Saturday, November 12, 2005

You want my vote? Then protect it.

(Welcome visitors from Mudville Gazette open post.)

David Boyd mentions that Mr. C. at Peer Review is teaming with another blogger to develop a set of proposals for Republicans to use in ‘06; much the way the Rs in 1994 used the Contract with America to get their message across and beat the Democrats.

Mr. C. says:

"(my) premise is the GOP has lost sight of the original tenets of the Contract and the democrats are supposed to put one out next year.
<...>
I will be posting (some ideas) but if any of my more conservative, or Republican, readers would like to contribute an idea then pass it on.
If Mr. C. will also accept ideas from independents, here's something I'd like to see in the contract: A pledge to put in place a strong vote protection plan.

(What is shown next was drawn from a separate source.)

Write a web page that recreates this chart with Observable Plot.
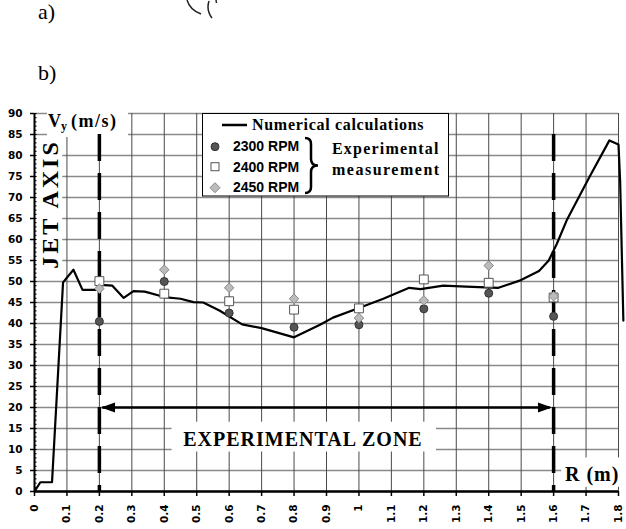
<!DOCTYPE html>
<html><head><meta charset="utf-8">
<script src="https://cdn.jsdelivr.net/npm/d3@7"></script>
<script src="https://cdn.jsdelivr.net/npm/@observablehq/plot@0.6"></script>
<style>
body{margin:0;background:#fff;}
#wrap{position:relative;width:626px;height:529px;overflow:hidden;background:#fff;}
#chart{position:absolute;left:0;top:0;}
#over{position:absolute;left:0;top:0;pointer-events:none;}
.serif{font-family:"Liberation Serif","Times New Roman",serif;}
.sans{font-family:"Liberation Sans",Arial,sans-serif;}
</style></head><body>
<div id="wrap"><div id="chart"></div>
<svg id="over" width="626" height="529" xmlns="http://www.w3.org/2000/svg">
  <text class="serif" x="38" y="19" font-size="22">a)</text>
  <text class="serif" x="38" y="80" font-size="22">b)</text>
  <path d="M187,0 Q190,10 201,14 M209,1 Q206,10 212,18 M216,0 L216.5,3" fill="none" stroke="#222" stroke-width="1.5"/>
  <text class="serif" x="48" y="126.5" font-size="18" font-weight="bold">V<tspan font-size="12" dy="3">y</tspan><tspan dy="-3" dx="4" letter-spacing="1.5">(m/s)</tspan></text>
  <text class="serif" transform="translate(58,204) rotate(-90)" text-anchor="middle" font-size="24" font-weight="bold" letter-spacing="3">JET AXIS</text>
  <text class="serif" x="303" y="445.5" text-anchor="middle" font-size="20" font-weight="bold" letter-spacing="1">EXPERIMENTAL ZONE</text>
  <text class="serif" x="565" y="481" font-size="20" font-weight="bold" letter-spacing="1">R (m)</text>
  <rect x="202.5" y="113.5" width="246" height="82.5" fill="#fff" stroke="#000" stroke-width="1"/>
  <line x1="222" x2="247" y1="125" y2="125" stroke="#000" stroke-width="2.5"/>
  <text class="serif" x="252" y="129.5" font-size="16" font-weight="bold" letter-spacing="0.7">Numerical calculations</text>
  <circle cx="215" cy="146.7" r="4" fill="#555" stroke="#333"/>
  <rect x="211" y="162.7" width="8" height="8" fill="#fff" stroke="#555"/>
  <path d="M215,182.7 L220,187.7 L215,192.7 L210,187.7 Z" fill="#bbb" stroke="#888"/>
  <text class="sans" x="233" y="151" font-size="14" font-weight="bold">2300 RPM</text>
  <text class="sans" x="233" y="171.5" font-size="14" font-weight="bold">2400 RPM</text>
  <text class="sans" x="233" y="192" font-size="14" font-weight="bold">2450 RPM</text>
  <path d="M305,138 Q311,138 311,144 L311,159 Q311,165.5 318,165.5 Q311,165.5 311,172 L311,187 Q311,193 305,193" fill="none" stroke="#000" stroke-width="2.5"/>
  <text class="serif" x="332" y="154" font-size="16" font-weight="bold" letter-spacing="1.2">Experimental</text>
  <text class="serif" x="332" y="175" font-size="16" font-weight="bold" letter-spacing="1.5">measurement</text>
</svg>
</div>
<script>
// Numerical calculation curve (R in m, Vy in m/s)
const curveR = [0, 0.018, 0.054, 0.088, 0.12, 0.148, 0.19, 0.205, 0.24, 0.275, 0.305, 0.34, 0.4, 0.45, 0.49, 0.52, 0.57, 0.64, 0.7, 0.8, 0.88, 0.92, 1.0, 1.075, 1.155, 1.19, 1.26, 1.33, 1.43, 1.495, 1.555, 1.585, 1.61, 1.64, 1.71, 1.772, 1.8, 1.805, 1.815];
const curveV = [0, 2.2, 2.2, 49.8, 52.8, 48, 48, 49.2, 49, 46.1, 47.7, 47.6, 46.3, 45.9, 45.1, 45, 43.1, 39.8, 38.9, 36.7, 39.7, 41.4, 43.7, 45.9, 48.5, 48.2, 49, 48.8, 48.5, 50.2, 52.5, 55, 59, 64.5, 74.8, 83.6, 82.6, 74, 40.7];
// Experimental measurements
const expR = [0.2, 0.4, 0.6, 0.8, 1.0, 1.2, 1.4, 1.6];
const v2300 = [40.5, 50, 42.5, 39.1, 39.7, 43.5, 47.2, 41.7];
const v2400 = [50.1, 47.1, 45.3, 43.3, 43.6, 50.5, 49.7, 46.2];
const v2450 = [48.3, 52.8, 48.5, 45.9, 41.3, 45.5, 53.8, 46.5];
// Ticks
const yTicks = d3.range(0, 91, 5);
const yMinor = d3.range(0, 91, 1);
const xTicks = d3.range(0, 19).map(i => i / 10);
// Experimental zone annotation
const zoneR = [0.2, 1.6];
const zoneTop = 85;
const zoneArrowV = 20;

const curve = curveR.map((r, i) => ({r, v: curveV[i]}));
const p2300 = expR.map((r, i) => ({r, v: v2300[i]}));
const p2400 = expR.map((r, i) => ({r, v: v2400[i]}));
const p2450 = expR.map((r, i) => ({r, v: v2450[i]}));

// white label backgrounds (in data units)
const boxes = [
  {x1: 0.04, x2: 0.29, y1: 84.3, y2: 90.6},   // Vy label
  {x1: 0.006, x2: 0.087, y1: 52.3, y2: 84.3}, // JET AXIS
  {x1: 0.424, x2: 1.239, y1: 9.4, y2: 16.5},  // EXPERIMENTAL ZONE
  {x1: 1.625, x2: 1.85, y1: 1.0, y2: 8.0}     // R (m)
];

const headRight = {draw(ctx) { ctx.moveTo(0, 0); ctx.lineTo(-11, -4); ctx.lineTo(-11, 4); ctx.closePath(); }};
const headLeft = {draw(ctx) { ctx.moveTo(0, 0); ctx.lineTo(11, -4); ctx.lineTo(11, 4); ctx.closePath(); }};

const chart = Plot.plot({
  width: 626, height: 529,
  marginLeft: 34, marginRight: 8, marginTop: 113, marginBottom: 38,
  x: {domain: [0, 1.8]},
  y: {domain: [0, 90]},
  style: {background: "transparent", fontFamily: "DejaVu Sans", fontWeight: "bold", fontSize: "10.5px", color: "black"},
  marks: [
    Plot.gridY(yTicks, {stroke: "#8a8a8a", strokeOpacity: 1, strokeWidth: 1.5}),
    Plot.gridX(xTicks, {stroke: "#4a4a4a", strokeOpacity: 1, strokeWidth: 1}),
    Plot.rect(boxes, {x1: "x1", x2: "x2", y1: "y1", y2: "y2", fill: "white", clip: false}),
    Plot.ruleY(yMinor, {y: d => d, x1: 0, x2: 0.008, stroke: "black", strokeWidth: 1}),
    Plot.ruleX(zoneR, {x: d => d, y1: zoneTop, y2: 0, stroke: "black", strokeWidth: 3.5, strokeDasharray: "27,12"}),
    Plot.ruleY([zoneArrowV], {y: d => d, x1: zoneR[0] + 0.01, x2: zoneR[1] - 0.01, stroke: "black", strokeWidth: 2.5}),
    Plot.dot([zoneArrowV], {x: zoneR[0] + 0.012, y: d => d, symbol: headLeft, fill: "black", stroke: "black", r: 4}),
    Plot.dot([zoneArrowV], {x: zoneR[1] - 0.012, y: d => d, symbol: headRight, fill: "black", stroke: "black", r: 4}),
    Plot.line(curve, {x: "r", y: "v", stroke: "black", strokeWidth: 2.2, clip: false}),
    Plot.dot(p2300, {x: "r", y: "v", symbol: "circle", r: 4, fill: "#555", stroke: "#333", strokeWidth: 1}),
    Plot.dot(p2400, {x: "r", y: "v", symbol: "square", r: 5, fill: "white", stroke: "#555", strokeWidth: 1}),
    Plot.dot(p2450, {x: "r", y: "v", symbol: "diamond2", r: 4.3, fill: "#bbb", stroke: "#888", strokeWidth: 1}),
    Plot.axisY({ticks: yTicks, tickSize: 4, tickPadding: 8, label: null, stroke: "black", strokeWidth: 1.5}),
    Plot.axisX({ticks: xTicks, tickSize: 5, tickPadding: 8, tickRotate: -90, tickFormat: d => String(+d.toFixed(1)), label: null, stroke: "black", strokeWidth: 1.5}),
    Plot.ruleX([0], {stroke: "black", strokeWidth: 2}),
    Plot.ruleY([0], {stroke: "black", strokeWidth: 2.5})
  ]
});
document.getElementById("chart").appendChild(chart);
</script>
</body></html>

Every time someone votes illegally through false identification, fraudulent registration or multiple voting they're attacking the foundation of democracy. Such people and the groups that support them are vote thieves who deserve punishment.

I hope both major parties can agree that ensuring fair and honest elections is really an important civil rights issue. As John Fund, who's written extensively on vote fraud, has said:
when voters are disfranchised by the counting of improperly cast ballots or outright fraud, their civil rights are violated just as surely as if they were prevented from voting.
If only one party strongly supports vote protection, at election time I'll be looking favorably at that party.

I like merchants who ask for identification when I use my credit cards. They're protecting my money. Our votes need to be protected even more aggressively. If that doesn't happen, we won't have democracy.

BTW - David offers an interesting set of suggestions for the proposed contract.